-- Start of Data extract --

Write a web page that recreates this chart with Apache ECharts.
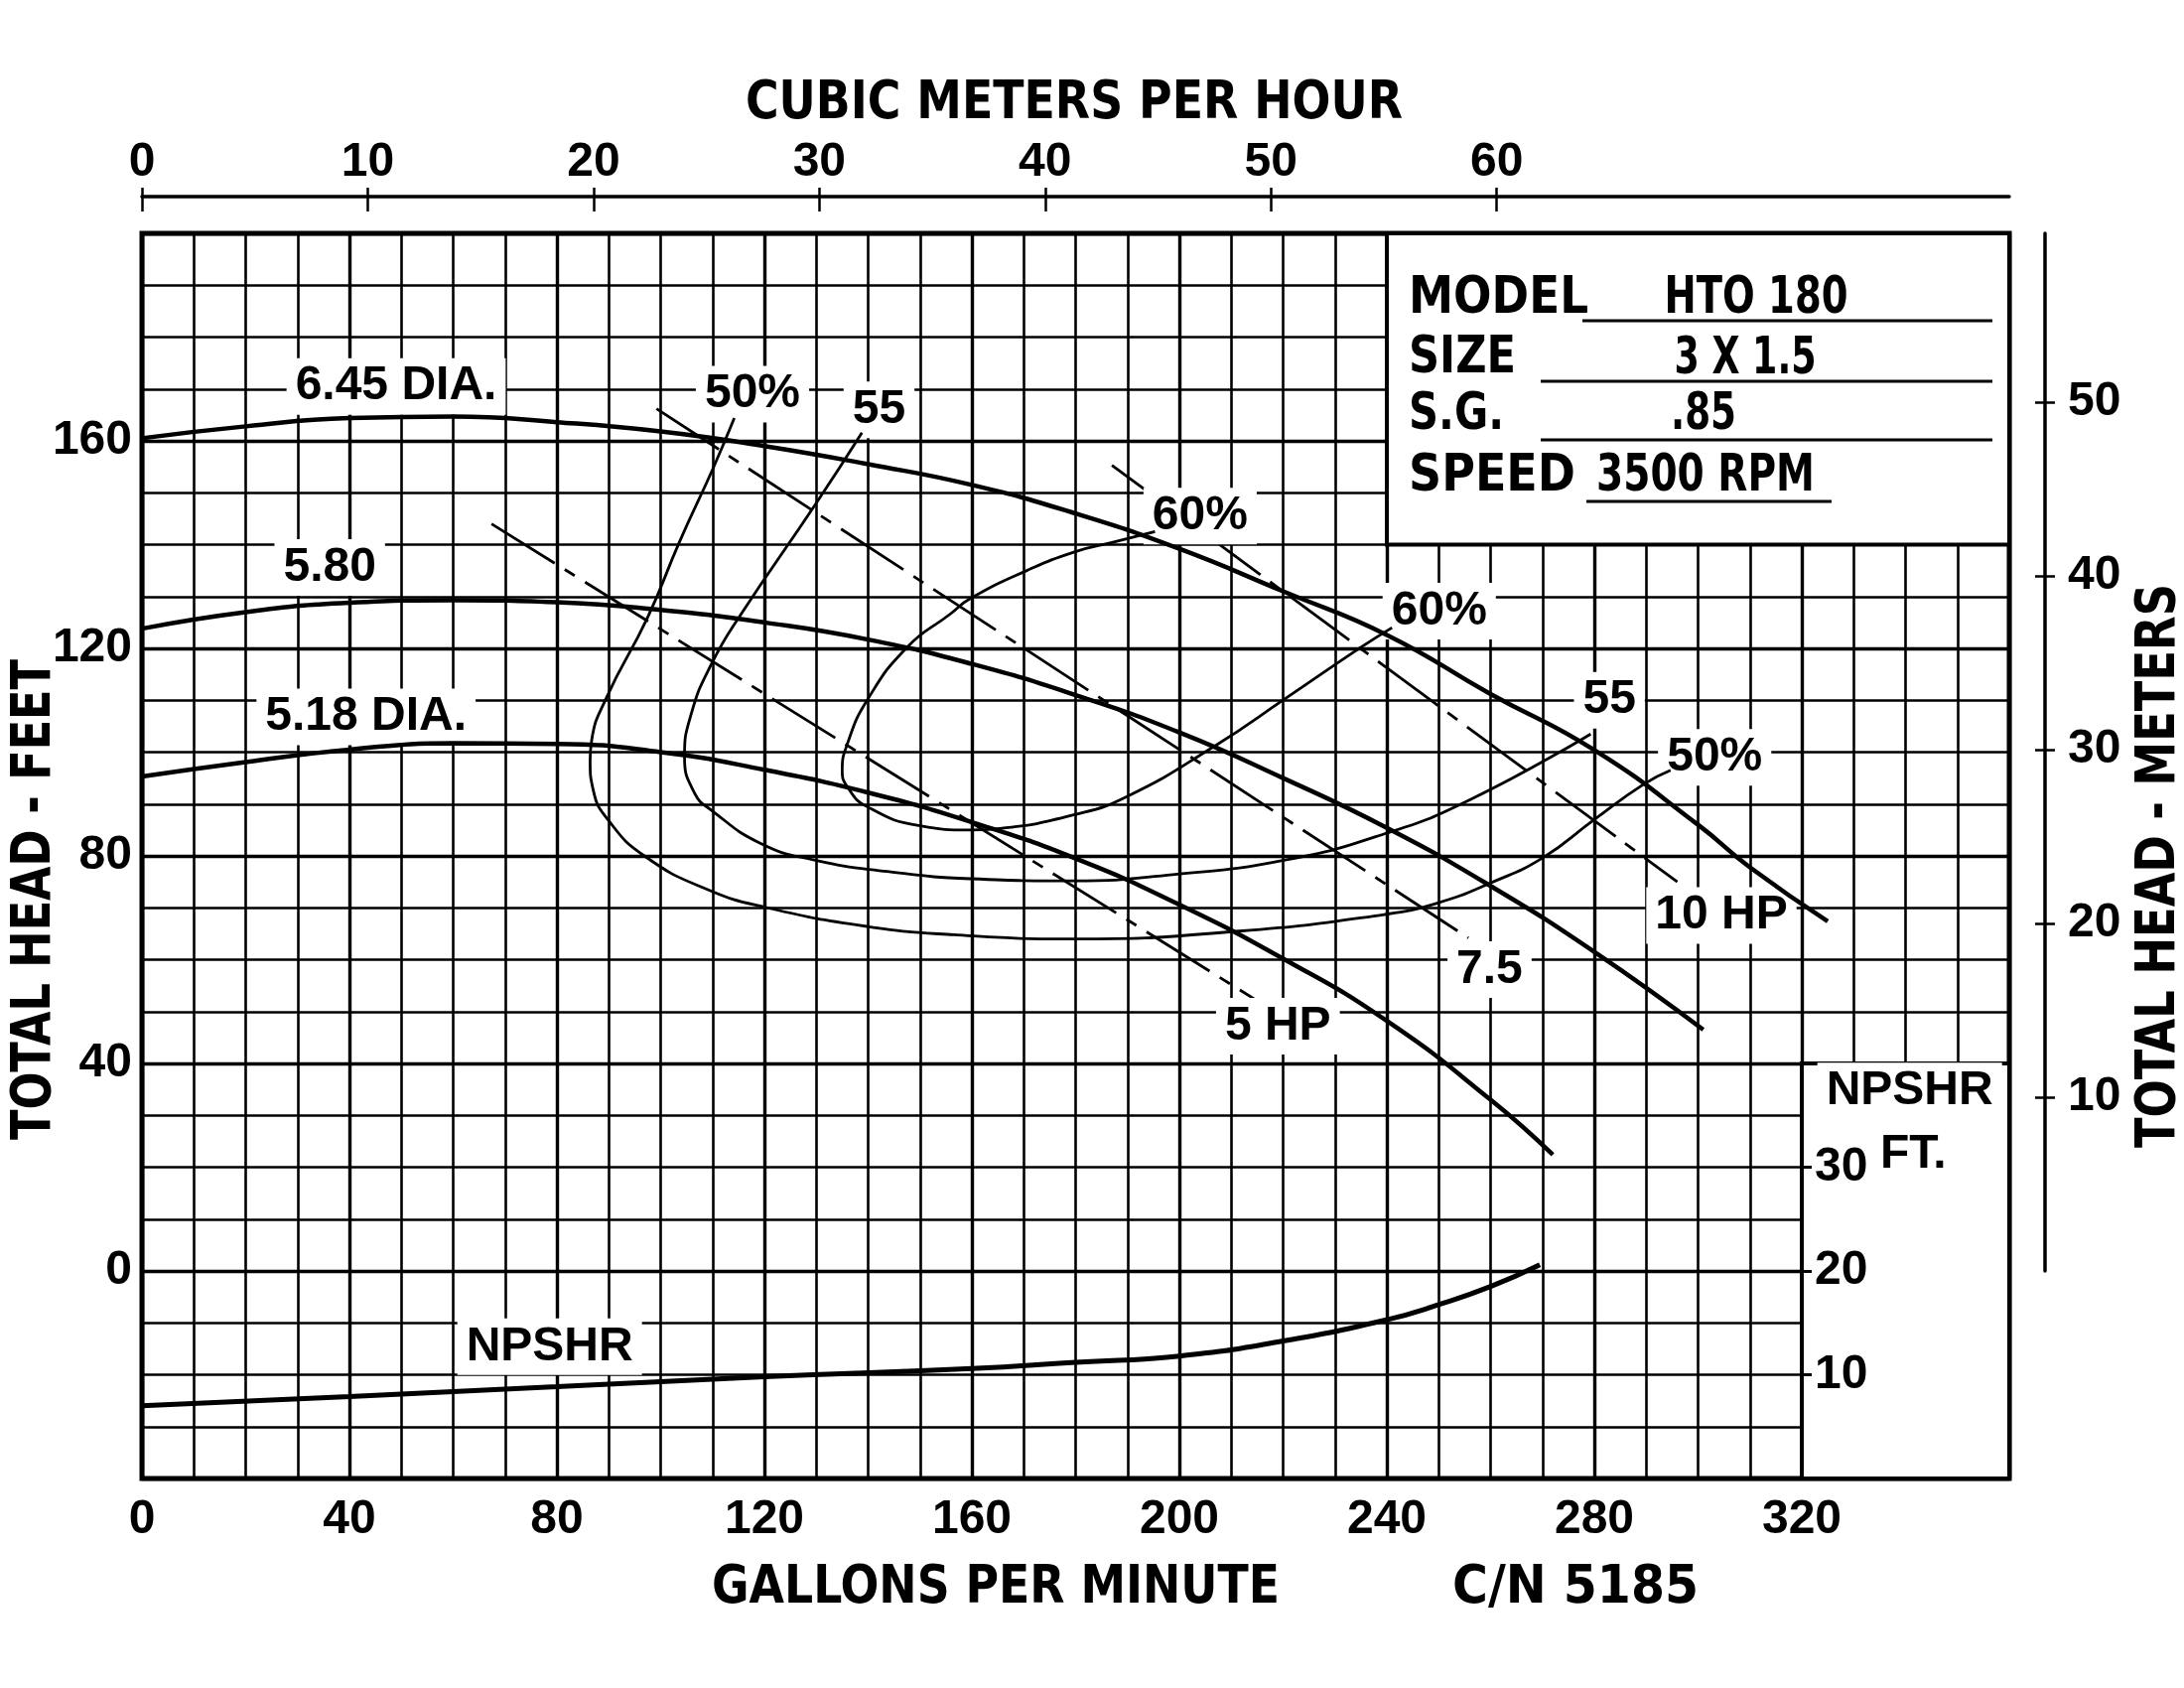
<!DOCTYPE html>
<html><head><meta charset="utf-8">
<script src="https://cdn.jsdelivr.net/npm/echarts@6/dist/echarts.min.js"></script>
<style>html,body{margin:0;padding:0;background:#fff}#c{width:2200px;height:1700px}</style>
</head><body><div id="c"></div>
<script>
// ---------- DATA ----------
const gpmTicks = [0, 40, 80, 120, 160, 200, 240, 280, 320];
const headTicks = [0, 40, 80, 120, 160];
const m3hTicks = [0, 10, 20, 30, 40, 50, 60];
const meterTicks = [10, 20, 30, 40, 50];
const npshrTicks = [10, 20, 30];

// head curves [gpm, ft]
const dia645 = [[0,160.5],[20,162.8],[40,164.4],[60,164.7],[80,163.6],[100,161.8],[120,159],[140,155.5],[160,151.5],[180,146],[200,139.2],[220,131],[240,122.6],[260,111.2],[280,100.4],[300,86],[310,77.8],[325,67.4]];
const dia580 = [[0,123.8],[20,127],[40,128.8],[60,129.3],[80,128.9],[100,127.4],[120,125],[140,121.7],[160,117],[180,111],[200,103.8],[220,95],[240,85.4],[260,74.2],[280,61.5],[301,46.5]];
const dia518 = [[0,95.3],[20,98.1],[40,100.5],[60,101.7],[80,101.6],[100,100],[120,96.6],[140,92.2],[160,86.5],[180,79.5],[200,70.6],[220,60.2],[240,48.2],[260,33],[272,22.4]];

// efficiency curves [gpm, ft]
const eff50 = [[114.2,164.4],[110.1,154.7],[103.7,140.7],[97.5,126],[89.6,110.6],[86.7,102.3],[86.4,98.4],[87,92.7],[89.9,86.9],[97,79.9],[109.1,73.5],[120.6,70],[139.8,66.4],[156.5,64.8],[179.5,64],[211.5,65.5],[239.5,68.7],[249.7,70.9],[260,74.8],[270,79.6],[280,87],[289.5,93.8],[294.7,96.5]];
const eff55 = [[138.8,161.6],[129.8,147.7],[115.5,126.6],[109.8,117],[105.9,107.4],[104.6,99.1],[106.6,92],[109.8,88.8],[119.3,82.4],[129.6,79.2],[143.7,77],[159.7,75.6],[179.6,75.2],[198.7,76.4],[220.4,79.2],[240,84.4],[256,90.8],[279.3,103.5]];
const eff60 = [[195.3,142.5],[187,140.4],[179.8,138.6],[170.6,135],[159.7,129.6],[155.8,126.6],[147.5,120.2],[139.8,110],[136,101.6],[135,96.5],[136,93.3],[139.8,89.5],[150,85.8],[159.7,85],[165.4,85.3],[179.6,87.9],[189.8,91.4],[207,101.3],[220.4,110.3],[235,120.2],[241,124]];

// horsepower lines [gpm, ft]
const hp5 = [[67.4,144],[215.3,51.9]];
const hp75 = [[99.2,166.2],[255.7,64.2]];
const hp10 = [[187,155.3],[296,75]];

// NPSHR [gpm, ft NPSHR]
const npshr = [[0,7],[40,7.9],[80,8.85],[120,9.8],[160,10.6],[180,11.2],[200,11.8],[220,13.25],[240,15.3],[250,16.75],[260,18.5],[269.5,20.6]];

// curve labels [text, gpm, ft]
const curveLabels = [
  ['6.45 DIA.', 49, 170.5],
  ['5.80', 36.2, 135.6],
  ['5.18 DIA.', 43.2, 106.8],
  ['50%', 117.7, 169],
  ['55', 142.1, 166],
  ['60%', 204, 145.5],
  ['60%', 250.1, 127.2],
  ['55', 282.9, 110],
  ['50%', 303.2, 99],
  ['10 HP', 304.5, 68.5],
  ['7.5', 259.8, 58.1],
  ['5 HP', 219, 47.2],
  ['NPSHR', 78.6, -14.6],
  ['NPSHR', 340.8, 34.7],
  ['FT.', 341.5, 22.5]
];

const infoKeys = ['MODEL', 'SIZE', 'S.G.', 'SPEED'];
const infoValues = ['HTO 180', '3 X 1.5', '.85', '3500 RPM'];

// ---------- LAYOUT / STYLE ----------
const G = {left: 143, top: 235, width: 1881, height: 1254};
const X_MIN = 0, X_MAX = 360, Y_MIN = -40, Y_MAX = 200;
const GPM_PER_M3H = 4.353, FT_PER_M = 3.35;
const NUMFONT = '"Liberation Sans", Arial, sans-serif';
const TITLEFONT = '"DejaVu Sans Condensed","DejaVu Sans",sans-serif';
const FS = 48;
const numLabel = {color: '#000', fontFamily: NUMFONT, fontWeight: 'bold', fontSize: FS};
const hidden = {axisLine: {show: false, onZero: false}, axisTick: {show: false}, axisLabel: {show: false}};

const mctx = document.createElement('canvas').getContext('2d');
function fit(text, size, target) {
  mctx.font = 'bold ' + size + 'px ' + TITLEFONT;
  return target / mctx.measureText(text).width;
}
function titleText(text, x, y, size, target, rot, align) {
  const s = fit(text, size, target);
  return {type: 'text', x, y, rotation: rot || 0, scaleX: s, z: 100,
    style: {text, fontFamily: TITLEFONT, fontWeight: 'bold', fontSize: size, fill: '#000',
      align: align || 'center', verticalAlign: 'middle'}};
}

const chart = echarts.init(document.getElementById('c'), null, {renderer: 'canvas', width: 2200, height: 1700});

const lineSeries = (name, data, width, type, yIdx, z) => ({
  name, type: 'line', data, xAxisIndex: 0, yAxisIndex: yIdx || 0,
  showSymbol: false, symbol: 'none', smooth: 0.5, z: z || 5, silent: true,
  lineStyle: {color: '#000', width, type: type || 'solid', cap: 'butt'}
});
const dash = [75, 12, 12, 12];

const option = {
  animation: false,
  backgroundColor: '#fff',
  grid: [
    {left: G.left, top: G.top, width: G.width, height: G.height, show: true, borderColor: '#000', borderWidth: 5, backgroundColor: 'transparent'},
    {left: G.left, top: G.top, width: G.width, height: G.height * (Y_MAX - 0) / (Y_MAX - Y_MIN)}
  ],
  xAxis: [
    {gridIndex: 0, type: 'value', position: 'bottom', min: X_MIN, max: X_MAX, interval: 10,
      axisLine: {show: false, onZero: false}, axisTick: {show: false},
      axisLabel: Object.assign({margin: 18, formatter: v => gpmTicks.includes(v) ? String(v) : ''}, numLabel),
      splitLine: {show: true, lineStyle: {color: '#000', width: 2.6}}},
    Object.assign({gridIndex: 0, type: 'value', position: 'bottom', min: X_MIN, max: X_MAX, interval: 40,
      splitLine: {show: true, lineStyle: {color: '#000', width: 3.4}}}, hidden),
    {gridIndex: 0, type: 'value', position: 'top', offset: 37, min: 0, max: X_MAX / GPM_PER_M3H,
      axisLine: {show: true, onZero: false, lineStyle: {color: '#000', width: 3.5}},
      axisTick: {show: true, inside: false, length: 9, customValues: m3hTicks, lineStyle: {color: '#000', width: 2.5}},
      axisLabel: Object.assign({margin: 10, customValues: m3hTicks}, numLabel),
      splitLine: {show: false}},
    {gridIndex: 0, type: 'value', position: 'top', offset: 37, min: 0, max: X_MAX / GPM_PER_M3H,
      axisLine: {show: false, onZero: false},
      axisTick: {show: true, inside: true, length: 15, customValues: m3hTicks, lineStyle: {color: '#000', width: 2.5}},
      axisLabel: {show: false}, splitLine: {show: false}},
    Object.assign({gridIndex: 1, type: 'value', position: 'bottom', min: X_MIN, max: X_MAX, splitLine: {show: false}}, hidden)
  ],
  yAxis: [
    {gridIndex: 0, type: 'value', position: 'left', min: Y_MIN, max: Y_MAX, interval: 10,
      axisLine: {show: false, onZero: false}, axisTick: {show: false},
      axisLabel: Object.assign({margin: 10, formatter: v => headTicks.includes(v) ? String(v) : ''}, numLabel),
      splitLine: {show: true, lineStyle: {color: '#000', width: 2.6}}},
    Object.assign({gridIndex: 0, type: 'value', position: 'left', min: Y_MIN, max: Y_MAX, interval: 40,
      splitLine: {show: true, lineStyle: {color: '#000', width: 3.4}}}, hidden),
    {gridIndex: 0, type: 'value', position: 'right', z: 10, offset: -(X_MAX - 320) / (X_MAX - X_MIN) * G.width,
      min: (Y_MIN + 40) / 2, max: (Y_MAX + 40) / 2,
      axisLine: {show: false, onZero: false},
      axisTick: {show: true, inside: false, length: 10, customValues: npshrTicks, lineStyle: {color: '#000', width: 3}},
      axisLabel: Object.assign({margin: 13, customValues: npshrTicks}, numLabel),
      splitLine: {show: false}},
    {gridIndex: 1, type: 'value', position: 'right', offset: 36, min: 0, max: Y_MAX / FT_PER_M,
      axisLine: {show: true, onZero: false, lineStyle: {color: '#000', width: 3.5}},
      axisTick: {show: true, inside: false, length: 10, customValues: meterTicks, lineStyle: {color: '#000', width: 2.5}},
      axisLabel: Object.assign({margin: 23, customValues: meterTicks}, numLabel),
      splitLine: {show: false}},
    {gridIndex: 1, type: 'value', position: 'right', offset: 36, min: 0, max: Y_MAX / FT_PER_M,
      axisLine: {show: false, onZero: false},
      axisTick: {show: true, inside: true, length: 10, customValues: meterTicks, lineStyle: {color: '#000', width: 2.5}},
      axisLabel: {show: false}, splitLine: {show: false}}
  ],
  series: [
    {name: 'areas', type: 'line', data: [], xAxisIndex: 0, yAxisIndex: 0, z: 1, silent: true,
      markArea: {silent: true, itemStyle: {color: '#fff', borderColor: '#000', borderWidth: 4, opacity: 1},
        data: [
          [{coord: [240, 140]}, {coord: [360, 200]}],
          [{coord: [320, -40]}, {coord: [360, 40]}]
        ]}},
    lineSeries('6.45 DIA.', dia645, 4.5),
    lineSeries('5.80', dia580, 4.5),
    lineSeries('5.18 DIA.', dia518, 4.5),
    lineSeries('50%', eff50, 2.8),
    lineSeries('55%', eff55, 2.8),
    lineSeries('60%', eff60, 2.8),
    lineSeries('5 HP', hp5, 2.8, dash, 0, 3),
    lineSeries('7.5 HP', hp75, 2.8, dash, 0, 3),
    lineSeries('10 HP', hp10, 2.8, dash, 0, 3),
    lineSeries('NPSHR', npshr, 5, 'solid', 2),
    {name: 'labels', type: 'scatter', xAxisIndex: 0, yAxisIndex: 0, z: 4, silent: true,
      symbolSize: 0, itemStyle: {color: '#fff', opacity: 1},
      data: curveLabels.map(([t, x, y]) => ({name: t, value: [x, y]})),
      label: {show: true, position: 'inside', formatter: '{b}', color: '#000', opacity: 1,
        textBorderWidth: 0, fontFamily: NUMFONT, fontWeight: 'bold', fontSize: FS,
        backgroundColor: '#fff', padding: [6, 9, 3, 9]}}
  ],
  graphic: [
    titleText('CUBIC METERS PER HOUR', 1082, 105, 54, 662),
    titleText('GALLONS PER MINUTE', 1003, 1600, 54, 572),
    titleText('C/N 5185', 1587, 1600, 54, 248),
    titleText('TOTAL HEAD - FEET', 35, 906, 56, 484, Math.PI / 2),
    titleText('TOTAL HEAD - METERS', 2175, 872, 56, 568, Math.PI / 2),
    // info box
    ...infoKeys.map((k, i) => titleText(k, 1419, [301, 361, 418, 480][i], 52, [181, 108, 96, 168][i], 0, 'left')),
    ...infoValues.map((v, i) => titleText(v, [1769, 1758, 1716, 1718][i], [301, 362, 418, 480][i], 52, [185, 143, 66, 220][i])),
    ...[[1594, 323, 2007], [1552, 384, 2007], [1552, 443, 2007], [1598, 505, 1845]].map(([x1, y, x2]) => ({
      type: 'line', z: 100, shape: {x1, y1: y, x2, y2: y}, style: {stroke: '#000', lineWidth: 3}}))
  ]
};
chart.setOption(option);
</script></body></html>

-- End of Data extract --

** Exercise directions **
Extract the lines exactly, please: the first line of the listing, the line with "const npshrTicks = [10, 20, 30];", and every line between them, but no pictures.

** Answer to the exercise **
Write a web page that recreates this chart with Apache ECharts.
<!DOCTYPE html>
<html><head><meta charset="utf-8">
<script src="https://cdn.jsdelivr.net/npm/echarts@6/dist/echarts.min.js"></script>
<style>html,body{margin:0;padding:0;background:#fff}#c{width:2200px;height:1700px}</style>
</head><body><div id="c"></div>
<script>
// ---------- DATA ----------
const gpmTicks = [0, 40, 80, 120, 160, 200, 240, 280, 320];
const headTicks = [0, 40, 80, 120, 160];
const m3hTicks = [0, 10, 20, 30, 40, 50, 60];
const meterTicks = [10, 20, 30, 40, 50];
const npshrTicks = [10, 20, 30];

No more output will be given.